Collectively barren, I hasten to add. 

Individually, it's made up of millions of fertile women, who voluntarily opt for no children at all or one designer kid at 39. 
 
In Italy, the home of the Church, the birthrate's somewhere around 1.2, 1.3 children per couple – or about half "replacement rate."
 
Japan, Germany and Russia are already in net population decline. 
 
Fifty percent of Japanese women born in the Seventies are childless. 
 
Between 1990 and 2000, the percentage of Spanish women childless at the age of 30 almost doubled, from just over 30 percent to just shy of 60 percent. 
 
In Sweden, Finland, Austria, Switzerland, the Netherlands and the United Kingdom, 20 percent of 40-year old women are childless. 
 
In a recent poll, invited to state the "ideal" number of children, 16.6 percent of Germans answered "None." 
 
We are living in Zacharias and Elisabeth's world – by choice."   (Steyn)
 
Why do babies matter?  

First, how do you pass on your culture, language and customs when everybody is "50-something" and the population is declining?  Who is going to appreciate all of those cathedrals, statues and traditions? 

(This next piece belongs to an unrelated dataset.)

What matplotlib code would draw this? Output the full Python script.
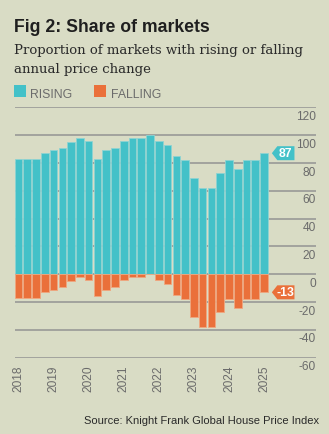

Second, how do you support older people collecting generous monthly benefits?  You don't do it with low birth rates.   After all, demography is destiny!

Last, but not least, who is going to defend what we value, such as freedom of speech, the rights of women, respect for dissent, the rule of law, etc?  How can you defend that with an army of "60-year olds" spending their retirement years in senior homes?
 
Steyn is right and the Europeans are in trouble.